AS Shannon Town Council discussed the foul odours that have plagued the area this year, it was claimed that local children have been left dizzy and too ill to go to school.

While the odour hadn’t been very noticeable for some time, there were complaints that it was as bad as ever in the early part of this week.
A report prepared for Tuesday’s town council meeting by Ger Dollard, director of services with Clare County Council and Sean Water, senior engineer, water services, said a major upgrade of Shannon’s wastewater plant and sewer network would cost €22 million, while an interim scheme would cost between €2m and €2.5m.

However, they didn’t hold out much hope of the work happening very soon.

While Irish Water is set to take over responsibility for maintenance of the network, Mr Dollard and Mr Ward’s report said, “The approach of Irish Water in its early years is likely to concentrate on smaller and/or interim improvement schemes at a relatively low cost”.

However, they stated that as the Shannon Treatment Plant is on a list of European Court of Justice cases being brought against Ireland for breach of the EU directive on urban wastewater discharges, Irish Water might give higher priority to carrying out the interim works.

They said a proposal for desludging of the existing plant is being prepared for submission to the Department of the Environment, which would cost around €350,000.
The report claimed the prospect of attracting new business to Shannon is not being damaged. “The council is actively working with the airport authority and the enterprise agencies to promote economic development in the Shannon area.
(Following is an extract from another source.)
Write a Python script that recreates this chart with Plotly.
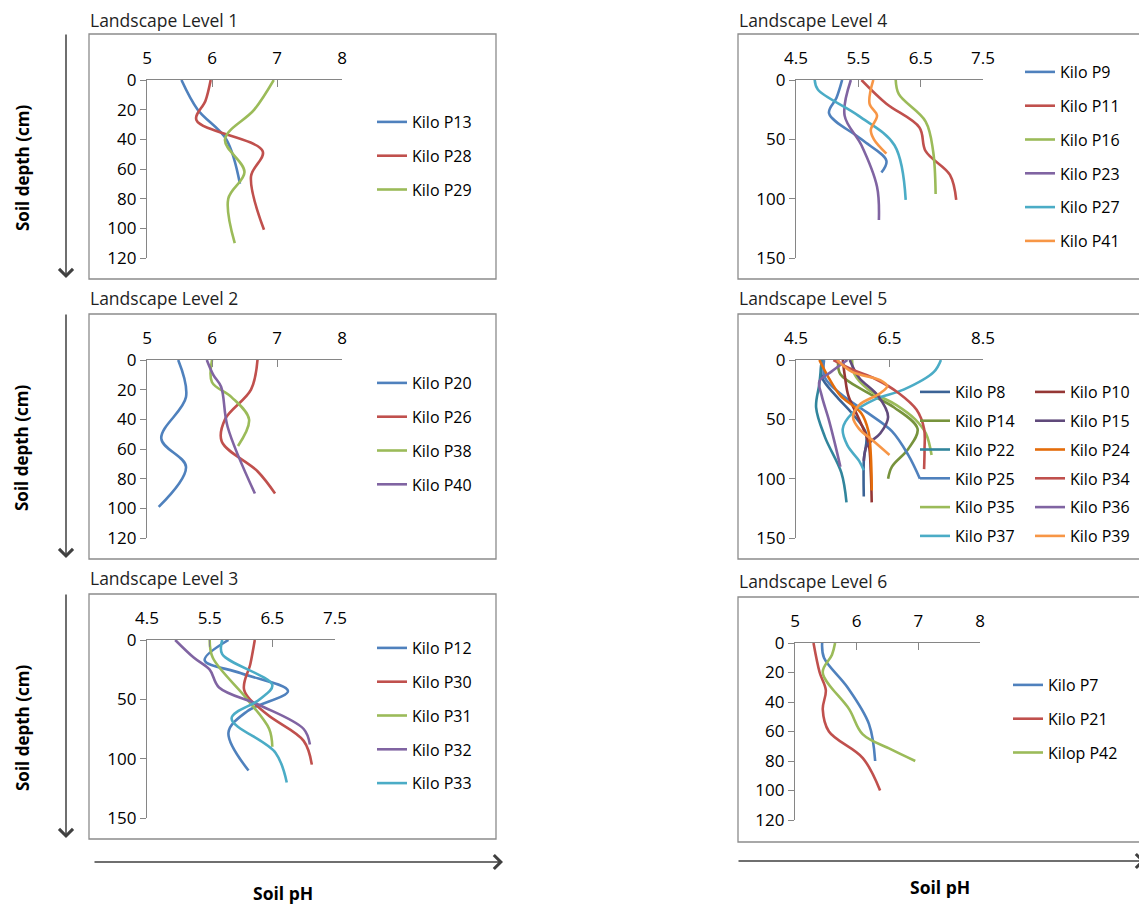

The new structures now in place add further impetus to that objective.

“All development proposals are considered on their merits. Many may have little or no demand on the wastewater treatment plant. If situations arise where wastewater treatment is an issue, the council will work with the prospective developer to devise appropriate solutions. Shannon is very much open for business.”
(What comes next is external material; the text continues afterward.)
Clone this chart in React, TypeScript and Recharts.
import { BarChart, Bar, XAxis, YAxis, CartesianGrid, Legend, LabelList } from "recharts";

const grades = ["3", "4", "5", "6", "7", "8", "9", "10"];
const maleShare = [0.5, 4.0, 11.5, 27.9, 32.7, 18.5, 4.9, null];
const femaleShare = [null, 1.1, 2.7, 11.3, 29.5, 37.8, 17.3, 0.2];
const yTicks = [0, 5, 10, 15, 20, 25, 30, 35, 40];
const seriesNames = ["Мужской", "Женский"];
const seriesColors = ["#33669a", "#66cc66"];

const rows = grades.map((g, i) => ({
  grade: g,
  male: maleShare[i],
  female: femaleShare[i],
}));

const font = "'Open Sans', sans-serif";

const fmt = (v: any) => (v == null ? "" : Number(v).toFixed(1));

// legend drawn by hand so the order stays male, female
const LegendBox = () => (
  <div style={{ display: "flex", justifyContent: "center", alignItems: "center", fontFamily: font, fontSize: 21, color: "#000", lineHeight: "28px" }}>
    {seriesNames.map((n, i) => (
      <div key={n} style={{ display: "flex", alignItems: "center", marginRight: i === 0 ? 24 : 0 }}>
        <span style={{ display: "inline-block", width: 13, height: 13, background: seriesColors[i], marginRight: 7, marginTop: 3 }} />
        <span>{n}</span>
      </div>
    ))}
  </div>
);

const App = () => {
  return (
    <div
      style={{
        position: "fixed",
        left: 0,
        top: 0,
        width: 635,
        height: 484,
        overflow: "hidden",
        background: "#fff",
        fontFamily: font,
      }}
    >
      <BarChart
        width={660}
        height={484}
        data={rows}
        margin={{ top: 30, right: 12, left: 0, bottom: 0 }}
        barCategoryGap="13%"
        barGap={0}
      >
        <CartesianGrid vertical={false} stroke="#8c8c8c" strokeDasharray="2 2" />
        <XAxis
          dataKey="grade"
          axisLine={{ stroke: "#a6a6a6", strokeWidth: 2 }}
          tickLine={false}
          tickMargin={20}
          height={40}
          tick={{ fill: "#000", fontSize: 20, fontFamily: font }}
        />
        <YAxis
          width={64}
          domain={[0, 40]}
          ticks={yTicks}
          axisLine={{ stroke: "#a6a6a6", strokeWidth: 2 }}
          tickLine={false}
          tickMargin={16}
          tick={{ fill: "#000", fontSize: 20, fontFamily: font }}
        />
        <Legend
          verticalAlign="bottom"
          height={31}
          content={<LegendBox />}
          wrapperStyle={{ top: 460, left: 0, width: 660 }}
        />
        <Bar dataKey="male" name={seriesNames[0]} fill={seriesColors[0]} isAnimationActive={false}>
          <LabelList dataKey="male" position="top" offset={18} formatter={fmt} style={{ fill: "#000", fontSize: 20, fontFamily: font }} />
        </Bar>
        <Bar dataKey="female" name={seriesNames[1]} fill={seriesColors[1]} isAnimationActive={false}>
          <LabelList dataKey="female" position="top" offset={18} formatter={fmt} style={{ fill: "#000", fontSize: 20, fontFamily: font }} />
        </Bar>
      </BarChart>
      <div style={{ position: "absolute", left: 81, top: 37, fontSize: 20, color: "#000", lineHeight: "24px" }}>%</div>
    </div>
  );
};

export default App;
Councillor Flynn also had a motion about drainage cleaning contractors in Shannon. In a reply, senior executive engineer at the Shannon Area Office, Eugene O’Shea, stated that since October 14, the sewer line from Smithstown Industrial Estates to two pumphouses has “been the subject of cleaning and a detailed CCTV survey”.

It also stated that progress on the survey “was slow due to the presence of solid materials, including rocks, concrete, deposits of sediment etc that had to be removed from the sewer and disposed to a licensed landfill facility”.

Councillor Cathy McCafferty said on one morning during the week, she had been contacted by four people complaining about a “sickening smell”. She also said children have been kept out of school because they are suffering from dizziness and sickness.

Several of the council members were critical of the Environmental Protection Agency (EPA) both because of issues related to the odour and Sunday’s events, which saw unstable material taken away from Enva, a company that it has issued with a licence.

Councillor Patricia McCarthy said there could be no compensation for what Shannon has endured over the last few months.
She said the authorities have still not got to the root of the matter and people are still not being told what has been put into the system.

The independent councillor said more needs to be done in terms of monitoring. “Self-governance hasn’t worked in any area of this country.”
Councillor Sean McLoughlin said the smell in the town has been near constant and he often gets it in the early morning.

Town manager Bernadette Kinsella said the county manager has written to the EPA within the last week expressing concern about a number of issues and has sought a meeting.